> _GIVEN TASK_: From the entries that follow, reproduce exactly and only the lines from the line with "Reproduce this diagram with TikZ." to the line with "(2,282) rectangle (743,483);", endpoints included.

> _DATASET ROWS_:
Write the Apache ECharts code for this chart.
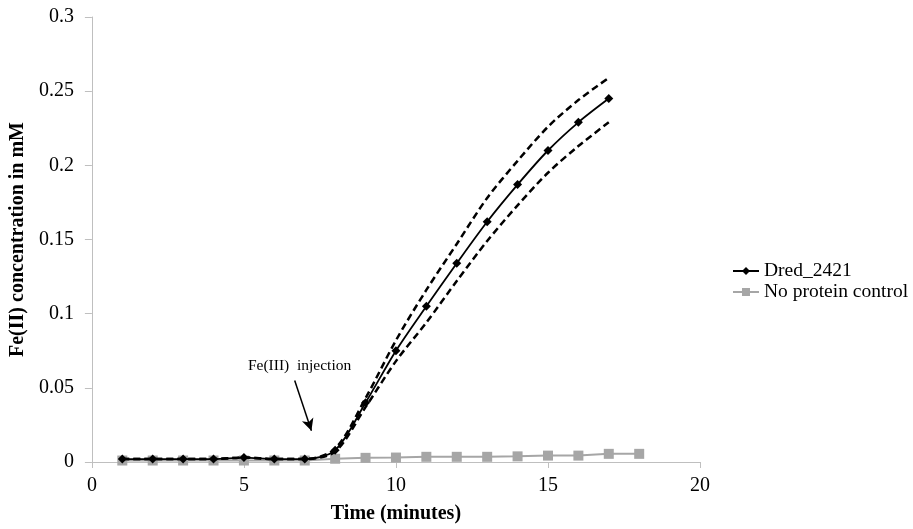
...
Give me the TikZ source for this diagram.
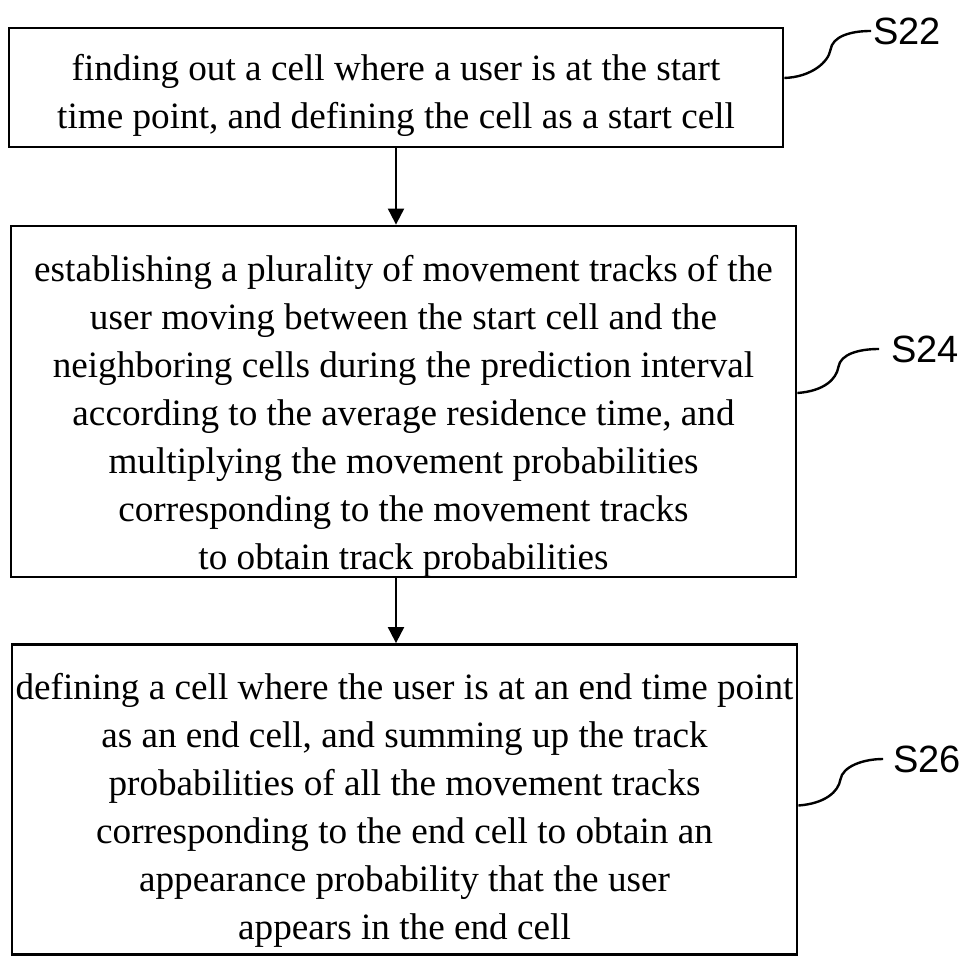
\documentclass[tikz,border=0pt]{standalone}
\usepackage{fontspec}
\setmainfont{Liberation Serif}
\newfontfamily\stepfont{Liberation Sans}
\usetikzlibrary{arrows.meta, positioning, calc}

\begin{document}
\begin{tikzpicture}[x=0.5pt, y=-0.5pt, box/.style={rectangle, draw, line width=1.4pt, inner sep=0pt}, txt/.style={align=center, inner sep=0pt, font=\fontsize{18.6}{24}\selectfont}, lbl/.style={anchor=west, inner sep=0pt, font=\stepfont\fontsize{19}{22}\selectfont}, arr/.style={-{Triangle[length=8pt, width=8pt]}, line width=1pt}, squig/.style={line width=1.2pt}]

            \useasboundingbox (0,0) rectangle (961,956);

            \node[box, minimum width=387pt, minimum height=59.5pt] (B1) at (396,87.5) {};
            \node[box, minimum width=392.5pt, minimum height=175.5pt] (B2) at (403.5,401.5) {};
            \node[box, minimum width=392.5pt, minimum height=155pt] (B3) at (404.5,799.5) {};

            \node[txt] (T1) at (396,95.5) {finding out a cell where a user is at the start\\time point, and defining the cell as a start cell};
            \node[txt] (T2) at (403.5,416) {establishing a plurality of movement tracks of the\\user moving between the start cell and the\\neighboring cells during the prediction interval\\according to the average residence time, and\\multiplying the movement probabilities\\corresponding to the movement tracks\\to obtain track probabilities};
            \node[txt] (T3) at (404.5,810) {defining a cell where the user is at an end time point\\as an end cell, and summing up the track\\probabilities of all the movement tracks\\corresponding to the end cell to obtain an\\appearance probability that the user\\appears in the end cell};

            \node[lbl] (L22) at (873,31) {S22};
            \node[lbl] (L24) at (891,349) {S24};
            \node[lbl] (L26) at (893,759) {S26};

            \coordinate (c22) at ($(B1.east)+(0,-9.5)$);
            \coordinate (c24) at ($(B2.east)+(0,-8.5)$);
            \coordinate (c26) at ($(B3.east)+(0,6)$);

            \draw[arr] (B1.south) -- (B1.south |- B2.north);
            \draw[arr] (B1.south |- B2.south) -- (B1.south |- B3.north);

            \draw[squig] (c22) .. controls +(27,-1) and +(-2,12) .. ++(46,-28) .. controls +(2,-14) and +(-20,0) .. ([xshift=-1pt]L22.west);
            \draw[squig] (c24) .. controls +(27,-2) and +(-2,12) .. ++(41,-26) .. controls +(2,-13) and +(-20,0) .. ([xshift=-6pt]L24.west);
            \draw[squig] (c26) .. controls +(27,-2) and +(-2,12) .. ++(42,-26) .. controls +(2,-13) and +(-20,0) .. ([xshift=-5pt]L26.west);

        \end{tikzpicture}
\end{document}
...
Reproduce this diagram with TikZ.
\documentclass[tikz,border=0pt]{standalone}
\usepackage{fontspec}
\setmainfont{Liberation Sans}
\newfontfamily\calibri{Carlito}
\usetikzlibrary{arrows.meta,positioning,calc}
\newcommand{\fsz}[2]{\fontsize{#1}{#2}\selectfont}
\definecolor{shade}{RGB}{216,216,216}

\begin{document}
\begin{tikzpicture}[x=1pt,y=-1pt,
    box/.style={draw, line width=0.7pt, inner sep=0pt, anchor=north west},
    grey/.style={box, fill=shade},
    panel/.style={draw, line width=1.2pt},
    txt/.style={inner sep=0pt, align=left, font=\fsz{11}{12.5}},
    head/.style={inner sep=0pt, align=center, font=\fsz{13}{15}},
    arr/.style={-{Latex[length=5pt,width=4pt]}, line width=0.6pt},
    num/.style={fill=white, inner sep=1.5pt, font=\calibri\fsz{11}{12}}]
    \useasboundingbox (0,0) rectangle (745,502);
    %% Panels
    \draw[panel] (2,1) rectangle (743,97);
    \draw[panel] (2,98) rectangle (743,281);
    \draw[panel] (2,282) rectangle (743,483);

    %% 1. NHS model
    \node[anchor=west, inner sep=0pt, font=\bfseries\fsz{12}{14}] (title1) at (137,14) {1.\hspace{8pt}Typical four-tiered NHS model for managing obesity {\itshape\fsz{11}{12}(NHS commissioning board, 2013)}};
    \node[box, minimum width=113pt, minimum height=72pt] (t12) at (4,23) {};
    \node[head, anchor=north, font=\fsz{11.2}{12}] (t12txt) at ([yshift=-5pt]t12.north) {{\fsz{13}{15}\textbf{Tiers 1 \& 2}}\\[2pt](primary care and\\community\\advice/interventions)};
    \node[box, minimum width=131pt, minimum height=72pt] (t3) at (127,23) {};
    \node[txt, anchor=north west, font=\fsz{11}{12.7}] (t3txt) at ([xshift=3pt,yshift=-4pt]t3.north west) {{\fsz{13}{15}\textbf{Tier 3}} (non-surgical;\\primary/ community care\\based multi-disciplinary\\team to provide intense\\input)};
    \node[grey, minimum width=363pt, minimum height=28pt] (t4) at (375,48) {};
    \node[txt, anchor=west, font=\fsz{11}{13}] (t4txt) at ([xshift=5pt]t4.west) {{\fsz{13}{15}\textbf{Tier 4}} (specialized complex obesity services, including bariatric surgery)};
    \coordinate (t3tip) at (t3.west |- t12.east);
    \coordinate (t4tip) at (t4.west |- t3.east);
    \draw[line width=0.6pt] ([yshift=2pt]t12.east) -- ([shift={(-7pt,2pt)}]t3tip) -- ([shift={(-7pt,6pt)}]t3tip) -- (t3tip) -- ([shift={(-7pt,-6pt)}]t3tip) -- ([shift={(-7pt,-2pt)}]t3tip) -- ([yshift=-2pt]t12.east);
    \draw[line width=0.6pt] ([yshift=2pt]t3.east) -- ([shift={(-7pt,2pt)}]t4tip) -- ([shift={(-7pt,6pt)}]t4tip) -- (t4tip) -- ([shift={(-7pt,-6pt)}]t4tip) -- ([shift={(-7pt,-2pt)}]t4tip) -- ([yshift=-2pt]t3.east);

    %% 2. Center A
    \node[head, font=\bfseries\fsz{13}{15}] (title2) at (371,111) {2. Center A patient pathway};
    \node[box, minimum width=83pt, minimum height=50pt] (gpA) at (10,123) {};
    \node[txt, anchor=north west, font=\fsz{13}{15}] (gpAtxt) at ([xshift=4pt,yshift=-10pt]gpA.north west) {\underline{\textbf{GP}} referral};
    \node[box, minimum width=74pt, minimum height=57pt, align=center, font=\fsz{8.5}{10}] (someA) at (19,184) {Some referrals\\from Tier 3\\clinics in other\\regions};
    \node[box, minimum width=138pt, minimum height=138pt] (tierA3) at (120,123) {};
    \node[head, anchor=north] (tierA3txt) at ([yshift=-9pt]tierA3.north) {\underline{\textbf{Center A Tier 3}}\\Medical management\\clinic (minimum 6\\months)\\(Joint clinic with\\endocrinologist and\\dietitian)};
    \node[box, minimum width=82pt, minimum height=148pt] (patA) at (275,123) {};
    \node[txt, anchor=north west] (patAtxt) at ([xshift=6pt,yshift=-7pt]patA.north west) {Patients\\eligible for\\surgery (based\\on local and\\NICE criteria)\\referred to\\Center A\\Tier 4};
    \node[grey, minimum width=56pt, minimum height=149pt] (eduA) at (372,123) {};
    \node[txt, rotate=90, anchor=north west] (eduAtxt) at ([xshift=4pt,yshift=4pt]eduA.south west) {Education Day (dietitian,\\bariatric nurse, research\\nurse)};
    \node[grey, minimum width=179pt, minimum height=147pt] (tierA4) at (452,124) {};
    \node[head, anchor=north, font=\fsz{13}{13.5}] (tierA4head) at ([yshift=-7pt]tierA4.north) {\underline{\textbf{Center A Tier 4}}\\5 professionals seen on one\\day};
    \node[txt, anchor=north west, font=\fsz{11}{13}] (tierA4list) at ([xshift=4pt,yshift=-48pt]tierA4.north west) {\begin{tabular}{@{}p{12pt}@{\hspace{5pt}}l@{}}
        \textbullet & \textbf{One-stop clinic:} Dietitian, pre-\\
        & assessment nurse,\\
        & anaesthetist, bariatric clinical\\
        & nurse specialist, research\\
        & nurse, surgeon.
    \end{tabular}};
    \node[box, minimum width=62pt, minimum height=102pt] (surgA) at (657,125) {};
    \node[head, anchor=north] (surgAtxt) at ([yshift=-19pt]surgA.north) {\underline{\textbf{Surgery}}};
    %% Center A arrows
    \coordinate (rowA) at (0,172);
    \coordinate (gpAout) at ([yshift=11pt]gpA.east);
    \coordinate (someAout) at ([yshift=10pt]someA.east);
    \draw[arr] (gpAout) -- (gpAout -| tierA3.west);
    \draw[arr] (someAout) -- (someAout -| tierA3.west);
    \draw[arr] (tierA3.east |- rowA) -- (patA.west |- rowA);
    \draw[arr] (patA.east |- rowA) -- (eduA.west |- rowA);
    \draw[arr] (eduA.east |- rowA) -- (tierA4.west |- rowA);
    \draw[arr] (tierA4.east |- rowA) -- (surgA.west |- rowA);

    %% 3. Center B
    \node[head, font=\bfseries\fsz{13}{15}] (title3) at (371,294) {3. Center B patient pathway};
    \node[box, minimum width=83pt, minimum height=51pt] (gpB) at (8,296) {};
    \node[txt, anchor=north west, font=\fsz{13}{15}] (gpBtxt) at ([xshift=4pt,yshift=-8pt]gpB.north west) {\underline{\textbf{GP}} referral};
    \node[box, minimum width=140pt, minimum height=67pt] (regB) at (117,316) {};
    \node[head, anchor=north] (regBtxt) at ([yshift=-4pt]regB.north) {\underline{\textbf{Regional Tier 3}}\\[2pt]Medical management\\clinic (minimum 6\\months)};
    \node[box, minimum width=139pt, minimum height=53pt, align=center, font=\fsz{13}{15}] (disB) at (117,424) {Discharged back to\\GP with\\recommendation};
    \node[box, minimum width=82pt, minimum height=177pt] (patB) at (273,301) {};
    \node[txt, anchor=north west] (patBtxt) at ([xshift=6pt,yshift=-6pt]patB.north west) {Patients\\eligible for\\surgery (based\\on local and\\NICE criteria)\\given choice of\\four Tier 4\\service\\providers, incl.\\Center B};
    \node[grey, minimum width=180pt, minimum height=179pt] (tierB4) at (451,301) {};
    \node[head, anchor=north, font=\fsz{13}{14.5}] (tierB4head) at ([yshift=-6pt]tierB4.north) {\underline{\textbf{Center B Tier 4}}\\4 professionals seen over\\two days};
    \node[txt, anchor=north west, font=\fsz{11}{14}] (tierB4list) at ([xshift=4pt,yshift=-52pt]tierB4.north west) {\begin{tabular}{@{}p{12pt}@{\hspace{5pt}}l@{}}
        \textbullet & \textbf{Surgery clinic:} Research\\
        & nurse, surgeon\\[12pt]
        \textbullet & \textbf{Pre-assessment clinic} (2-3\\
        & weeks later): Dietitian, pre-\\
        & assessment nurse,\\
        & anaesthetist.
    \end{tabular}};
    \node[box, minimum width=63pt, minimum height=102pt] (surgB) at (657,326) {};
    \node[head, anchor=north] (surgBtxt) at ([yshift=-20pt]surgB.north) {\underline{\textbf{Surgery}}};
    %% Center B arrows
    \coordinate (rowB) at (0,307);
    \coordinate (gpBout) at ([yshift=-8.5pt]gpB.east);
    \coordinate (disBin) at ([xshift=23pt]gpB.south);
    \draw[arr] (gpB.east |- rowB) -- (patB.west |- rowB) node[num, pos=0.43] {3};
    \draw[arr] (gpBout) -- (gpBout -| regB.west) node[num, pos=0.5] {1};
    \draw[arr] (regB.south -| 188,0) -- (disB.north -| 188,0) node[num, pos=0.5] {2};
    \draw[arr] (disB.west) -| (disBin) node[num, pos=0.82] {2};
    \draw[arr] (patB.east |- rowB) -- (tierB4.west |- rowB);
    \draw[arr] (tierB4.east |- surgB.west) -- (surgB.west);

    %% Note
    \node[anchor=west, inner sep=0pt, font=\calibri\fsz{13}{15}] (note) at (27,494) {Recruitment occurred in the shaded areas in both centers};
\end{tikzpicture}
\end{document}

> _ANSWER FOR THIS EXERCISE_:
Reproduce this diagram with TikZ.
\documentclass[tikz,border=0pt]{standalone}
\usepackage{fontspec}
\setmainfont{Liberation Sans}
\newfontfamily\calibri{Carlito}
\usetikzlibrary{arrows.meta,positioning,calc}
\newcommand{\fsz}[2]{\fontsize{#1}{#2}\selectfont}
\definecolor{shade}{RGB}{216,216,216}

\begin{document}
\begin{tikzpicture}[x=1pt,y=-1pt,
    box/.style={draw, line width=0.7pt, inner sep=0pt, anchor=north west},
    grey/.style={box, fill=shade},
    panel/.style={draw, line width=1.2pt},
    txt/.style={inner sep=0pt, align=left, font=\fsz{11}{12.5}},
    head/.style={inner sep=0pt, align=center, font=\fsz{13}{15}},
    arr/.style={-{Latex[length=5pt,width=4pt]}, line width=0.6pt},
    num/.style={fill=white, inner sep=1.5pt, font=\calibri\fsz{11}{12}}]
    \useasboundingbox (0,0) rectangle (745,502);
    %% Panels
    \draw[panel] (2,1) rectangle (743,97);
    \draw[panel] (2,98) rectangle (743,281);
    \draw[panel] (2,282) rectangle (743,483);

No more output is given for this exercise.